Sterling Jenson, senior managing director for Wells Capital Management in Salt Lake City, said the Fed could increase rates a full percentage point to 2 percent by the end of the year.
Mortgage rates are also likely to climb toward year's end, Jenson said. Since early March, mortgage interest rates have gone up a full percentage point. By the end of the year, Jenson predicted the interest rate on a 30-year mortgage could be 7 percent. Which, according to Matthews, "will certainly affect refinancing." But it also could affect new home projects and purchases, Jenson said.

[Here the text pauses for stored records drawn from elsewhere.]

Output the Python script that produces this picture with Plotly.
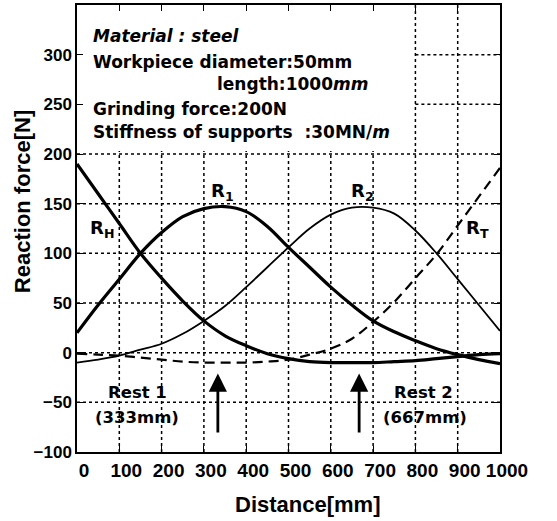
import plotly.graph_objects as go

distance = [0, 50, 100, 150, 200, 250, 300, 350, 400, 450, 500,
            550, 600, 650, 700, 750, 800, 850, 900, 950, 1000]
r_h = [190, 160, 130, 100, 75, 52, 32, 17, 7, -1, -6, -9, -10, -10, -10, -9, -8, -6, -4, -2, -1]
r_1 = [20, 48, 74, 100, 121, 137, 145, 147, 142, 127, 106, 86, 66, 48, 32, 21, 12, 4, -2, -7, -11]
r_2 = [-10, -7, -3, 3, 9, 19, 32, 47, 66, 86, 106, 125, 139, 146, 146, 140, 123, 100, 74, 48, 22]
r_t = [-1, -2, -3, -5, -7, -9, -10, -10, -10, -9, -7, -2, 4, 14, 31, 51, 75, 99, 128, 157, 186]

x_ticks = [0, 100, 200, 300, 400, 500, 600, 700, 800, 900, 1000]
y_ticks = [-100, -50, 0, 50, 100, 150, 200, 250, 300, 350]

# extent of the text box (upper-left) that hides part of the grid
box_x_end = 800
box_y_start = 200

curve_labels = ["R<sub>H</sub>", "R<sub>1</sub>", "R<sub>2</sub>", "R<sub>T</sub>"]
label_x = [60, 345, 676, 946]
label_y = [124, 162, 162, 124]

info_lines = ["<i>Material : steel</i>", "Workpiece diameter:50mm", "length:1000<i>mm</i>",
              "Grinding force:200N", "Stiffness of supports  :30MN/<i>m</i>"]
info_x = [33, 33, 326, 33, 33]
info_y = [319, 293, 270, 245, 222]

rest_labels = ["Rest 1", "(333mm)", "Rest 2", "(667mm)"]
rest_x = [143, 143, 818, 822]
rest_y = [-40, -65, -40, -65]
rest_pos = [333, 667]

ARIAL = "Liberation Sans, Arial, sans-serif"
WIDE = "DejaVu Sans, Verdana, sans-serif"

fig = go.Figure()

# dotted grid drawn as line traces (gaps where the text box sits)
gx, gy = [], []
for xv in x_ticks[1:-1]:
    top = y_ticks[-1] if xv >= box_x_end else box_y_start + 3
    gx += [xv, xv, None]
    gy += [y_ticks[0], top, None]
for yv in y_ticks[1:-1]:
    left = box_x_end if yv > box_y_start else x_ticks[0]
    gx += [left, x_ticks[-1], None]
    gy += [yv, yv, None]
fig.add_trace(go.Scatter(x=gx, y=gy, mode="lines", hoverinfo="skip", connectgaps=False,
                         line=dict(color="black", width=1.5, dash="dot")))

fig.add_trace(go.Scatter(x=distance, y=r_h, mode="lines", line=dict(color="black", width=3.2, shape="spline")))
fig.add_trace(go.Scatter(x=distance, y=r_1, mode="lines", line=dict(color="black", width=3.2, shape="spline")))
fig.add_trace(go.Scatter(x=distance, y=r_2, mode="lines", line=dict(color="black", width=1.8, shape="spline")))
fig.add_trace(go.Scatter(x=distance, y=r_t, mode="lines", line=dict(color="black", width=2.2, dash="10px,6px", shape="spline")))

for t, x, y in zip(curve_labels, label_x, label_y):
    fig.add_annotation(x=x, y=y, text=t, showarrow=False, xanchor="center", yanchor="middle",
                       font=dict(family=WIDE, size=18, color="black", weight="bold"))

for t, x, y in zip(info_lines, info_x, info_y):
    fig.add_annotation(x=x, y=y, text=t, showarrow=False, xanchor="left", yanchor="middle",
                       font=dict(family=WIDE, size=17, color="black", weight="bold"))

for t, x, y in zip(rest_labels, rest_x, rest_y):
    fig.add_annotation(x=x, y=y, text=t, showarrow=False, xanchor="center", yanchor="middle",
                       font=dict(family=WIDE, size=16.5, color="black", weight="bold"))

for p in rest_pos:
    fig.add_annotation(x=p, y=-21, ax=p, ay=-82, xref="x", yref="y", axref="x", ayref="y",
                       text="", showarrow=True, arrowhead=2, arrowsize=1.3, arrowwidth=2.8,
                       arrowcolor="black")

# axis titles
fig.add_annotation(x=0.546, y=-0.118, xref="paper", yref="paper", text="Distance[mm]",
                   xanchor="center", yanchor="middle", showarrow=False,
                   font=dict(family=ARIAL, size=22, color="black", weight="bold"))
fig.add_annotation(x=-0.13, y=0.559, xref="paper", yref="paper", text="Reaction force[N]",
                   xanchor="center", yanchor="middle", textangle=-90, showarrow=False,
                   font=dict(family=ARIAL, size=22, color="black", weight="bold"))

axis_common = dict(showgrid=False, zeroline=False, showline=True, linecolor="black", linewidth=1.5,
                   mirror="ticks", ticks="inside", ticklen=6, tickcolor="black", tickwidth=1)

fig.update_layout(
    width=557, height=521,
    margin=dict(l=77, r=57, t=3, b=69),
    paper_bgcolor="white", plot_bgcolor="white",
    showlegend=False,
    xaxis=dict(range=[x_ticks[0], x_ticks[-1]], tickvals=x_ticks, ticklabelshift=7,
               tickfont=dict(family=ARIAL, size=19, color="black", weight="bold"),
               **axis_common),
    yaxis=dict(range=[y_ticks[0], y_ticks[-1]], tickvals=y_ticks,
               tickfont=dict(family=ARIAL, size=17, color="black", weight="bold"),
               **axis_common),
)

fig.write_html("out.html")
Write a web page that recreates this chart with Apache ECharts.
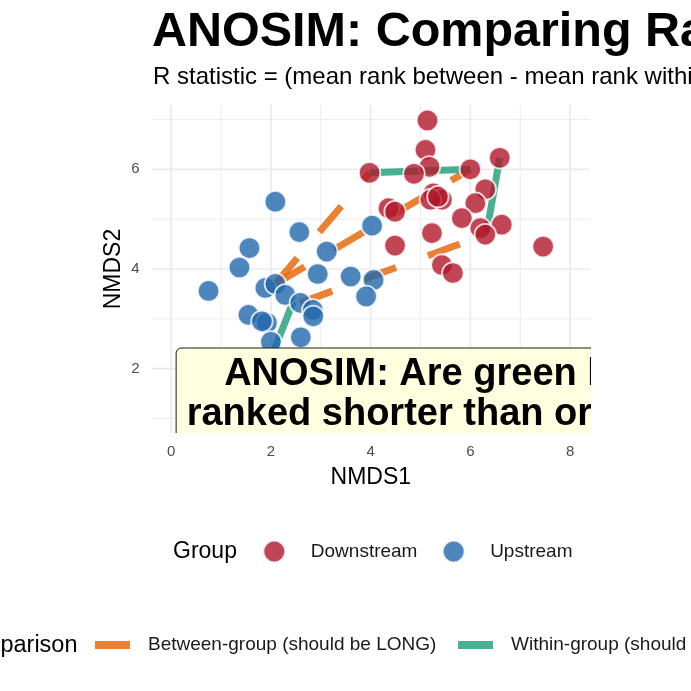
<!DOCTYPE html>
<html>
<head>
<meta charset="utf-8">
<script src="https://cdn.jsdelivr.net/npm/echarts@6/dist/echarts.min.js"></script>
<style>
html,body{margin:0;padding:0;background:#fff;}
#chart{width:691px;height:691px;}
</style>
</head>
<body>
<div id="chart"></div>
<script>
// ---------- data ----------
const downstreamX = [5.14, 5.10, 5.18, 3.98, 4.87, 6.00, 6.59, 6.30, 5.26, 5.43, 5.20, 5.35, 4.36, 4.49, 6.10, 5.83, 6.63, 6.20, 6.30, 5.23, 4.49, 7.46, 5.43, 5.65];
const downstreamY = [6.98, 6.39, 6.05, 5.93, 5.91, 6.00, 6.23, 5.60, 5.52, 5.39, 5.39, 5.45, 5.22, 5.15, 5.32, 5.02, 4.89, 4.82, 4.69, 4.72, 4.47, 4.45, 4.08, 3.92];
const upstreamX = [2.09, 2.57, 1.57, 1.37, 3.12, 4.03, 0.75, 2.94, 3.60, 4.06, 3.91, 1.89, 2.09, 2.29, 2.59, 2.84, 2.85, 1.55, 1.92, 1.82, 2.60, 2.00];
const upstreamY = [5.35, 4.74, 4.42, 4.03, 4.35, 4.87, 3.56, 3.90, 3.85, 3.78, 3.45, 3.62, 3.70, 3.48, 3.32, 3.18, 3.05, 3.08, 2.92, 2.95, 2.63, 2.54];

// segments: [x1, y1, x2, y2]
const betweenSegments = [
  [2.09, 3.70, 3.98, 5.93],
  [2.09, 3.70, 6.00, 6.00],
  [2.59, 3.32, 6.30, 4.69]
];
const withinSegments = [
  [3.98, 5.93, 6.00, 6.00],
  [6.59, 6.23, 6.33, 4.75],
  [2.45, 3.35, 1.72, 1.50]
];

const xTickLabels = [0, 2, 4, 6, 8];
const yTickLabels = [2, 4, 6];
const xMajorGrid = [0, 2, 4, 6, 8];
const xMinorGrid = [1, 3, 5, 7];
const yMajorGrid = [2, 4, 6];
const yMinorGrid = [1, 3, 5, 7];

const groupNames = ['Downstream', 'Upstream'];
const comparisonNames = ['Between-group (should be LONG)', 'Within-group (should be SHORT)'];

const titleText = 'ANOSIM: Comparing Ranked Distances';
const subtitleText = 'R statistic = (mean rank between - mean rank within) / (M/2)';
const annotationLines = ['ANOSIM: Are green lines (within-group)', 'ranked shorter than orange lines (between-group)?'];

// ---------- build ----------
const FONT = '"Liberation Sans", Arial, Helvetica, sans-serif';
const X_MIN = -0.39, X_MAX = 8.40, Y_MIN = 0.71, Y_MAX = 7.29;

const zip = (xs, ys) => xs.map((x, i) => [x, ys[i]]);

const gridData = []
  .concat(xMajorGrid.map(v => [0, v, 1]))
  .concat(xMinorGrid.map(v => [0, v, 0]))
  .concat(yMajorGrid.map(v => [1, v, 1]))
  .concat(yMinorGrid.map(v => [1, v, 0]));

const series = [];

series.push({
  type: 'custom',
  name: 'grid',
  silent: true,
  z: 0,
  clip: true,
  data: gridData,
  encode: { x: 1, y: 1 },
  renderItem: function (params, api) {
    const cs = params.coordSys;
    const o = api.value(0), v = api.value(1), major = api.value(2);
    const lw = major ? 1.7 : 0.9;
    if (o === 0) {
      const p = api.coord([v, (Y_MIN + Y_MAX) / 2]);
      return { type: 'line', shape: { x1: p[0], y1: cs.y, x2: p[0], y2: cs.y + cs.height },
        style: { stroke: '#EBEBEB', lineWidth: lw } };
    } else {
      const p = api.coord([(X_MIN + X_MAX) / 2, v]);
      return { type: 'line', shape: { x1: cs.x, y1: p[1], x2: cs.x + cs.width, y2: p[1] },
        style: { stroke: '#EBEBEB', lineWidth: lw } };
    }
  }
});

const BETWEEN_COLOR = 'rgba(230,97,1,0.8)';
const WITHIN_COLOR = 'rgba(27,158,119,0.8)';

betweenSegments.forEach(s => {
  series.push({
    type: 'line', name: comparisonNames[0], z: 2, silent: true,
    symbol: 'none', showSymbol: false, animation: false,
    data: [[s[0], s[1]], [s[2], s[3]]],
    itemStyle: { color: BETWEEN_COLOR },
    lineStyle: { color: BETWEEN_COLOR, width: 7, type: [34, 34], cap: 'butt' }
  });
});
withinSegments.forEach(s => {
  series.push({
    type: 'line', name: comparisonNames[1], z: 2, silent: true,
    symbol: 'none', showSymbol: false, animation: false,
    data: [[s[0], s[1]], [s[2], s[3]]],
    itemStyle: { color: WITHIN_COLOR },
    lineStyle: { color: WITHIN_COLOR, width: 7, type: 'solid', cap: 'butt' }
  });
});

series.push({
  type: 'scatter', name: groupNames[0], z: 3, symbol: 'circle', symbolSize: 21.5,
  data: zip(downstreamX, downstreamY),
  itemStyle: { color: 'rgba(178,24,43,0.8)', borderColor: 'rgba(255,255,255,0.8)', borderWidth: 1.8, opacity: 1 }
});
series.push({
  type: 'scatter', name: groupNames[1], z: 3, symbol: 'circle', symbolSize: 21.5,
  data: zip(upstreamX, upstreamY),
  itemStyle: { color: 'rgba(33,102,172,0.8)', borderColor: 'rgba(255,255,255,0.8)', borderWidth: 1.8, opacity: 1 }
});

series.push({
  type: 'custom', name: 'annotation', z: 10, silent: true, clip: true,
  data: [[0.10, 2.415]],
  renderItem: function (params, api) {
    const p = api.coord([api.value(0), api.value(1)]);
    return {
      type: 'group',
      children: [
        { type: 'rect', shape: { x: p[0], y: p[1], width: 800, height: 300, r: 5 },
          style: { fill: '#FFFFE0', stroke: '#1a1a1a', lineWidth: 1 } },
        { type: 'text', x: p[0] + 48, y: p[1] + 26.8,
          style: { text: annotationLines[0], font: 'bold 38px ' + FONT, fill: '#000', align: 'left', verticalAlign: 'middle' } },
        { type: 'text', x: p[0] + 10.5, y: p[1] + 66.2,
          style: { text: annotationLines[1], font: 'bold 38px ' + FONT, fill: '#000', align: 'left', verticalAlign: 'middle' } }
      ]
    };
  }
});

const option = {
  animation: false,
  backgroundColor: '#ffffff',
  textStyle: { fontFamily: FONT },
  title: [
    { text: titleText, left: 152, top: 8.5, padding: 0,
      textStyle: { fontSize: 48.5, fontWeight: 'bold', color: '#000', fontFamily: FONT } },
    { text: subtitleText, left: 153, top: 65, padding: 0,
      textStyle: { fontSize: 24, fontWeight: 'normal', color: '#000', fontFamily: FONT } }
  ],
  grid: { left: 151.7, right: 101, top: 105, bottom: 258, containLabel: false },
  xAxis: {
    type: 'value', min: X_MIN, max: X_MAX,
    name: 'NMDS1', nameLocation: 'middle', nameGap: 33, nameMoveOverlap: false,
    nameTextStyle: { fontSize: 23, color: '#000', fontFamily: FONT },
    axisLine: { show: false }, axisTick: { show: false }, splitLine: { show: false },
    axisLabel: {
      customValues: xTickLabels,
      fontSize: 15, color: '#4D4D4D', margin: 11, fontFamily: FONT,
      formatter: v => (xTickLabels.indexOf(Math.round(v * 1000) / 1000) >= 0 ? String(Math.round(v)) : '')
    }
  },
  yAxis: {
    type: 'value', min: Y_MIN, max: Y_MAX,
    name: 'NMDS2', nameLocation: 'middle', nameGap: 27, nameRotate: 90, nameMoveOverlap: false,
    nameTextStyle: { fontSize: 23, color: '#000', fontFamily: FONT },
    axisLine: { show: false }, axisTick: { show: false }, splitLine: { show: false },
    axisLabel: {
      customValues: yTickLabels,
      fontSize: 15, color: '#4D4D4D', margin: 12, fontFamily: FONT,
      formatter: v => (yTickLabels.indexOf(Math.round(v * 1000) / 1000) >= 0 ? String(Math.round(v)) : '')
    }
  },
  legend: [
    {
      data: groupNames, orient: 'horizontal', left: 262.3, top: 539.5, padding: 0, width: 1200,
      itemWidth: 63, itemHeight: 22, itemGap: 24.2, icon: 'circle', selectedMode: false,
      textStyle: { fontSize: 19, color: '#1a1a1a', fontFamily: FONT }
    },
    {
      data: comparisonNames, orient: 'horizontal', left: 95, top: 635.5, padding: 0, width: 1200,
      itemWidth: 35, itemHeight: 8, itemGap: 21.7, icon: 'rect', selectedMode: false,
      textStyle: { fontSize: 19, color: '#1a1a1a', fontFamily: FONT, padding: [0, 0, 0, 13] }
    }
  ],
  graphic: [
    { type: 'text', left: 173, top: 540, silent: true,
      style: { text: 'Group', font: '23px ' + FONT, fill: '#000' } },
    { type: 'text', x: 77.5, y: 646, silent: true,
      style: { text: 'Comparison', font: '23.5px ' + FONT, fill: '#000', align: 'right', verticalAlign: 'middle' } }
  ],
  series: series
};

const chart = echarts.init(document.getElementById('chart'), null, { renderer: 'canvas' });
chart.setOption(option);
</script>
</body>
</html>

"We've seen a lot of people who've compared rent prices to mortgage prices, and it's been cheaper to pull out a mortgage," Jenson said. "We may see that pendulum swing, to where renting becomes cheaper than a new home mortgage. It may price some of those early homebuyers out of the market, especially if home prices don't adjust downward, which they usually don't."
The stock market, however, has adjusted downward several times in the last month.
"The question is, what's not to like?" Jenson said, running off a list of economic measures, all pointing toward strength: the strength of the Gross Domestic Product, factory orders, supply management surveys, personal income, industrial production, money supply, corporate earnings, job growth.
The Fed reported Friday that industrial production jumped by 0.8 percent in April, the biggest increase since November, up from a 0.1 percent dip in March. The U.S. Commerce Department said businesses boosted their inventories by 0.7 percent in March, a sign that companies feel more confident in the recovery's staying power. Business sales rose by 2.9 percent in March.
Still, the stock market stumbled again Friday.
"It just seems like the stock market right now is in this mood that it's going down for any reason at all," Jenson said. "If it seems like it's too hot it goes down. If it seems like it's too cold they want to take the stock market down. At first, it was the jobless recovery. . . . Now, the fear is in interest rates and inflation."
Jenson attributed the market's timidity to fears over the conflict in Iraq, terrorism risks and the presidential election cycle. As these issues are resolved, Jenson said he expects the market will strengthen. He maintained his prediction of 12 percent to 15 percent growth on Wall Street by year's end.